I recommend to change the focus of your retrospectives. Instead of finding ideas, try to focus on how to implement a single idea. Let's say, you have three parts of the meeting: finding ideas, what is the next step, and how to implement that step.
In the first part, you do the idea collecting - nothing new here -, but in the second part you pick only one idea, which the team will implement during the next Sprint. In the third part, you do a planning meeting like session on how to implement that idea and bring the result - the tasks - to your Scrum board. It is highly recommended to timebox these parts so that you have enough time for the third part.
With this approach you have your focus and tracking. There is no need to talk about the progress of the idea during on a daily basis, but it can help a lot. Putting the created "idea tasks" into the Sprint Backlog with a different color can also help, but this trick is team dependent.
If you don't have the improvements on your Scrum Board, they won't be visible, and this means that they don't exist (yes, you can have improvements on your Scrum board).
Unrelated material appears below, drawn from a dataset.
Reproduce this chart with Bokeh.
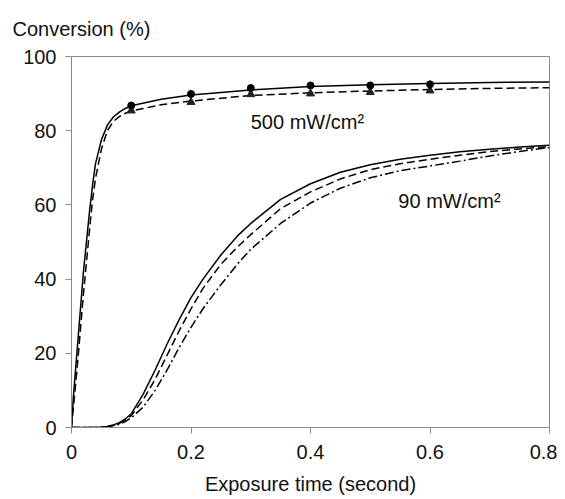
from bokeh.plotting import figure
from bokeh.models import Range1d, FixedTicker
from bokeh.core.properties import value
from bokeh.embed import file_html
from bokeh.resources import INLINE

# ---- data ----
t_500 = [0, 0.003, 0.01, 0.02, 0.03, 0.035, 0.04, 0.05, 0.06, 0.07, 0.08, 0.09, 0.1,
         0.15, 0.2, 0.3, 0.4, 0.5, 0.6, 0.7, 0.8]
solid_500 = [0, 8, 22, 42, 58, 65, 71, 77.5, 81.5, 83.7, 85, 86, 86.7,
             88.5, 89.6, 91, 91.9, 92.4, 92.7, 93, 93.1]
dashed_500 = [0, 5, 17, 36, 53, 61, 67, 75, 80, 82.5, 83.8, 84.7, 85.3,
              87, 88, 89.5, 90.2, 90.7, 91.1, 91.4, 91.6]

t_meas = [0.1, 0.2, 0.3, 0.4, 0.5, 0.6]
circles_500 = [86.8, 89.9, 91.5, 92.2, 92.2, 92.5]
triangles_500 = [85.4, 87.7, 89.8, 90.0, 90.4, 90.8]

t_90 = [0, 0.02, 0.04, 0.05, 0.06, 0.07, 0.08, 0.09, 0.1, 0.12, 0.14, 0.16, 0.18, 0.2,
        0.22, 0.25, 0.28, 0.3, 0.35, 0.4, 0.45, 0.5, 0.55, 0.6, 0.65, 0.7, 0.75, 0.8]
solid_90 = [0, 0, 0, 0.1, 0.3, 0.7, 1.3, 2.3, 3.7, 9, 15.5, 22.5, 29, 35,
            40, 46.5, 52, 55, 61.5, 65.7, 68.8, 70.8, 72.3, 73.4, 74.3, 75, 75.6, 76.1]
dashed_90 = [0, 0, 0, 0.1, 0.3, 0.6, 1.1, 2, 3.2, 7.5, 13, 19.5, 26, 32,
             37.5, 44, 49, 52, 59, 63.5, 67, 69.5, 71.1, 72.3, 73.4, 74.4, 75.1, 75.7]
dashdot_90 = [0, 0, 0, 0.1, 0.2, 0.5, 0.9, 1.6, 2.6, 5.5, 10, 15.5, 21.5, 27,
              32, 38.5, 44.5, 48, 55, 60.5, 64.5, 67.3, 69.2, 70.5, 71.8, 73.2, 74.4, 75.5]

x_ticks = [0, 0.2, 0.4, 0.6, 0.8]
x_tick_labels = ["0", "0.2", "0.4", "0.6", "0.8"]
y_ticks = [0, 20, 40, 60, 80, 100]

FONT = "Liberation Sans"
FS = "20px"
GRAY = "#8c8c8c"

p = figure(width=557, height=499, output_backend="svg", toolbar_location=None,
           x_range=Range1d(0, 0.8), y_range=Range1d(0, 100),
           min_border_left=71, min_border_right=8, min_border_top=56, min_border_bottom=72,
           title="Conversion (%)")

p.title.text_font = FONT
p.title.text_font_size = FS
p.title.text_font_style = "normal"
p.title.text_color = "#111111"
p.title.align = "left"
p.title.vertical_align = "top"
p.title.offset = -59
p.title.standoff = 30

p.xgrid.visible = False
p.ygrid.visible = False
p.outline_line_color = GRAY
p.outline_line_width = 1
p.background_fill_color = "white"
p.border_fill_color = "white"

for ax in (p.xaxis[0], p.yaxis[0]):
    ax.axis_line_color = GRAY
    ax.major_tick_line_color = GRAY
    ax.major_tick_out = 6
    ax.major_tick_in = 0
    ax.minor_tick_line_color = None
    ax.major_label_text_font = FONT
    ax.major_label_text_font_size = FS
    ax.major_label_text_color = "#111111"
    ax.axis_label_text_font = FONT
    ax.axis_label_text_font_size = FS
    ax.axis_label_text_font_style = "normal"
    ax.axis_label_text_color = "#111111"

p.xaxis.ticker = FixedTicker(ticks=x_ticks)
p.xaxis.major_label_overrides = {tk: lb for tk, lb in zip(x_ticks, x_tick_labels)}
p.xaxis.major_label_standoff = 11
p.xaxis.axis_label = "Exposure time (second)"
p.xaxis.axis_label_standoff = 11
p.yaxis.ticker = FixedTicker(ticks=y_ticks)
p.yaxis.major_label_standoff = 9

LW = 1.5
p.line(t_500, solid_500, line_color="black", line_width=LW)
p.line(t_500, dashed_500, line_color="black", line_width=LW, line_dash="8 4")
p.line(t_90, solid_90, line_color="black", line_width=LW)
p.line(t_90, dashed_90, line_color="black", line_width=LW, line_dash="8 4")
p.line(t_90, dashdot_90, line_color="black", line_width=LW, line_dash="9 3 2 3")

p.scatter(t_meas, triangles_500, marker="triangle", size=8, fill_color="#222222", line_color="#222222")
p.scatter(t_meas, circles_500, marker="circle", size=7, fill_color="black", line_color="black")

p.text(x=[0.3], y=[82.3], text=["500 mW/cm²"], text_font=value(FONT), text_font_size=FS,
       text_baseline="middle", text_align="left", text_color="#111111")
p.text(x=[0.547], y=[61], text=["90 mW/cm²"], text_font=value(FONT), text_font_size=FS,
       text_baseline="middle", text_align="left", text_color="#111111")

open("out.html", "w").write(file_html(p, INLINE))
Budgeting is an interesting question. A good Product Owner knows, that continuous improvements are crucial in Scrum - the framework is about continuous improvement - so it is not a question whether to have them or not. If you still have trouble, then you need to do more coaching and help people understand the importance of continuous improvements on each level. Doing them off the record is not a good idea, because then there is no real transparency any more, which eventually will lead to mistrust between the Product Owner and the Scrum Team.